Set exercise
Leave out the pictures and copy everything else below exactly.
——————————
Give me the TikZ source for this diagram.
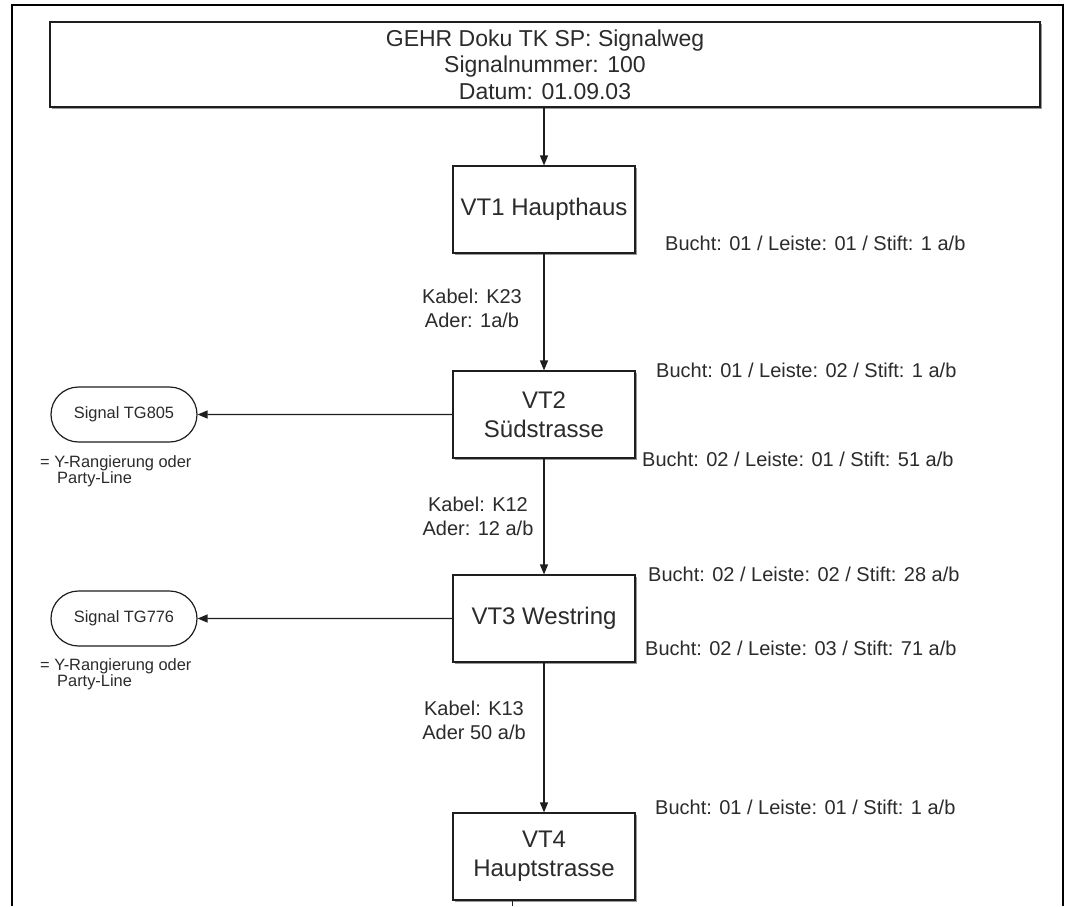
\documentclass[tikz,border=0pt]{standalone}
\usepackage{fontspec}
\setmainfont{Liberation Sans}
\usetikzlibrary{arrows.meta,shapes.misc,shadows}
\definecolor{txt}{HTML}{2B2B2B}
\definecolor{ln}{HTML}{1E1E1E}
\begin{document}
\begin{tikzpicture}[x=1pt,y=-1pt,
  shad/.style={drop shadow={shadow xshift=1.6pt,shadow yshift=-1.6pt,fill=black!40,opacity=1}},
  box/.style={rectangle,draw=ln,line width=1.2pt,fill=white,minimum width=182pt,minimum height=87pt,
    inner sep=0pt,align=center,text=txt,font=\fontsize{24}{29}\selectfont,shad},
  titlebox/.style={rectangle,draw=ln,line width=1.2pt,fill=white,minimum width=990pt,minimum height=85pt,
    inner sep=0pt,align=center,text=txt,font=\fontsize{23}{24}\selectfont,shad},
  sig/.style={rounded rectangle,draw=ln,line width=1.2pt,fill=white,minimum width=146pt,minimum height=55pt,
    inner sep=0pt,text=txt,font=\fontsize{16.4}{17}\selectfont},
  lbl/.style={anchor=west,inner sep=0pt,text=txt,font=\fontsize{20}{24}\selectfont},
  kab/.style={inner sep=0pt,align=center,text=txt,font=\fontsize{20}{24}\selectfont},
  note/.style={anchor=north west,inner sep=0pt,align=left,text=txt,font=\fontsize{16.4}{16.2}\selectfont},
  arr/.style={draw=ln,line width=1.3pt,-{Triangle[length=10pt,width=8pt]}}
]
\useasboundingbox (0,0) rectangle (1075,906);
\fill[white] (0,0) rectangle (1075,906);
% outer frame
\draw[line width=2.4pt,black] (12,906) -- (12,5) -- (1063,5) -- (1063,906);

% nodes
\node[titlebox] (title) at (545,64.5) {GEHR Doku TK SP: Signalweg\\[2.5pt]Signalnummer: 100\\[2.5pt]Datum: 01.09.03};
\node[box] (vt1) at (544,209.5) {VT1 Haupthaus};
\node[box] (vt2) at (544,414.5) {VT2\\Südstrasse};
\node[box] (vt3) at (544,618.5) {VT3 Westring};
\node[box] (vt4) at (544,856.5) {VT4\\Hauptstrasse};

\node[sig] (s1) at (124,414.5) {Signal TG805};
\node[sig] (s2) at (124,618.5) {Signal TG776};

\node[note] (n1) at (40,455) {= Y-Rangierung oder\\\hspace*{17pt}Party-Line};
\node[note] (n2) at (40,658) {= Y-Rangierung oder\\\hspace*{17pt}Party-Line};

% labels
\node[lbl] (l1) at (665,243) {Bucht: 01 / Leiste: 01 / Stift: 1 a/b};
\node[lbl] (l2) at (656,370) {Bucht: 01 / Leiste: 02 / Stift: 1 a/b};
\node[lbl] (l3) at (642,459) {Bucht: 02 / Leiste: 01 / Stift: 51 a/b};
\node[lbl] (l4) at (648,574) {Bucht: 02 / Leiste: 02 / Stift: 28 a/b};
\node[lbl] (l5) at (645,648) {Bucht: 02 / Leiste: 03 / Stift: 71 a/b};
\node[lbl] (l6) at (655,807) {Bucht: 01 / Leiste: 01 / Stift: 1 a/b};

\node[kab] (k1) at (472,308) {Kabel: K23\\Ader: 1a/b};
\node[kab] (k2) at (478,516) {Kabel: K12\\Ader: 12 a/b};
\node[kab] (k3) at (474,720) {Kabel: K13\\Ader 50 a/b};

% connectors
\draw[arr] (title.south -| vt1.north) -- (vt1.north);
\draw[arr] (vt1) -- (vt2);
\draw[arr] (vt2) -- (vt3);
\draw[arr] (vt3) -- (vt4);
\draw[arr] (vt2) -- (s1);
\draw[arr] (vt3) -- (s2);

% small tick at bottom
\coordinate (t1) at (512,901);
\coordinate (t2) at (512,906);
\draw[ln,line width=1pt] (t1) -- (t2);
\end{tikzpicture}
\end{document}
——————————
Task response
Give me the TikZ source for this diagram.
\documentclass[tikz,border=0pt]{standalone}
\usepackage{fontspec}
\setmainfont{Liberation Sans}
\usetikzlibrary{arrows.meta,shapes.misc,shadows}
\definecolor{txt}{HTML}{2B2B2B}
\definecolor{ln}{HTML}{1E1E1E}
\begin{document}
\begin{tikzpicture}[x=1pt,y=-1pt,
  shad/.style={drop shadow={shadow xshift=1.6pt,shadow yshift=-1.6pt,fill=black!40,opacity=1}},
  box/.style={rectangle,draw=ln,line width=1.2pt,fill=white,minimum width=182pt,minimum height=87pt,
    inner sep=0pt,align=center,text=txt,font=\fontsize{24}{29}\selectfont,shad},
  titlebox/.style={rectangle,draw=ln,line width=1.2pt,fill=white,minimum width=990pt,minimum height=85pt,
    inner sep=0pt,align=center,text=txt,font=\fontsize{23}{24}\selectfont,shad},
  sig/.style={rounded rectangle,draw=ln,line width=1.2pt,fill=white,minimum width=146pt,minimum height=55pt,
    inner sep=0pt,text=txt,font=\fontsize{16.4}{17}\selectfont},
  lbl/.style={anchor=west,inner sep=0pt,text=txt,font=\fontsize{20}{24}\selectfont},
  kab/.style={inner sep=0pt,align=center,text=txt,font=\fontsize{20}{24}\selectfont},
  note/.style={anchor=north west,inner sep=0pt,align=left,text=txt,font=\fontsize{16.4}{16.2}\selectfont},
  arr/.style={draw=ln,line width=1.3pt,-{Triangle[length=10pt,width=8pt]}}
]
\useasboundingbox (0,0) rectangle (1075,906);
\fill[white] (0,0) rectangle (1075,906);
% outer frame
\draw[line width=2.4pt,black] (12,906) -- (12,5) -- (1063,5) -- (1063,906);

% nodes
\node[titlebox] (title) at (545,64.5) {GEHR Doku TK SP: Signalweg\\[2.5pt]Signalnummer: 100\\[2.5pt]Datum: 01.09.03};
\node[box] (vt1) at (544,209.5) {VT1 Haupthaus};
\node[box] (vt2) at (544,414.5) {VT2\\Südstrasse};
\node[box] (vt3) at (544,618.5) {VT3 Westring};
\node[box] (vt4) at (544,856.5) {VT4\\Hauptstrasse};

\node[sig] (s1) at (124,414.5) {Signal TG805};
\node[sig] (s2) at (124,618.5) {Signal TG776};

\node[note] (n1) at (40,455) {= Y-Rangierung oder\\\hspace*{17pt}Party-Line};
\node[note] (n2) at (40,658) {= Y-Rangierung oder\\\hspace*{17pt}Party-Line};

% labels
\node[lbl] (l1) at (665,243) {Bucht: 01 / Leiste: 01 / Stift: 1 a/b};
\node[lbl] (l2) at (656,370) {Bucht: 01 / Leiste: 02 / Stift: 1 a/b};
\node[lbl] (l3) at (642,459) {Bucht: 02 / Leiste: 01 / Stift: 51 a/b};
\node[lbl] (l4) at (648,574) {Bucht: 02 / Leiste: 02 / Stift: 28 a/b};
\node[lbl] (l5) at (645,648) {Bucht: 02 / Leiste: 03 / Stift: 71 a/b};
\node[lbl] (l6) at (655,807) {Bucht: 01 / Leiste: 01 / Stift: 1 a/b};

\node[kab] (k1) at (472,308) {Kabel: K23\\Ader: 1a/b};
\node[kab] (k2) at (478,516) {Kabel: K12\\Ader: 12 a/b};
\node[kab] (k3) at (474,720) {Kabel: K13\\Ader 50 a/b};

% connectors
\draw[arr] (title.south -| vt1.north) -- (vt1.north);
\draw[arr] (vt1) -- (vt2);
\draw[arr] (vt2) -- (vt3);
\draw[arr] (vt3) -- (vt4);
\draw[arr] (vt2) -- (s1);
\draw[arr] (vt3) -- (s2);

% small tick at bottom
\coordinate (t1) at (512,901);
\coordinate (t2) at (512,906);
\draw[ln,line width=1pt] (t1) -- (t2);
\end{tikzpicture}
\end{document}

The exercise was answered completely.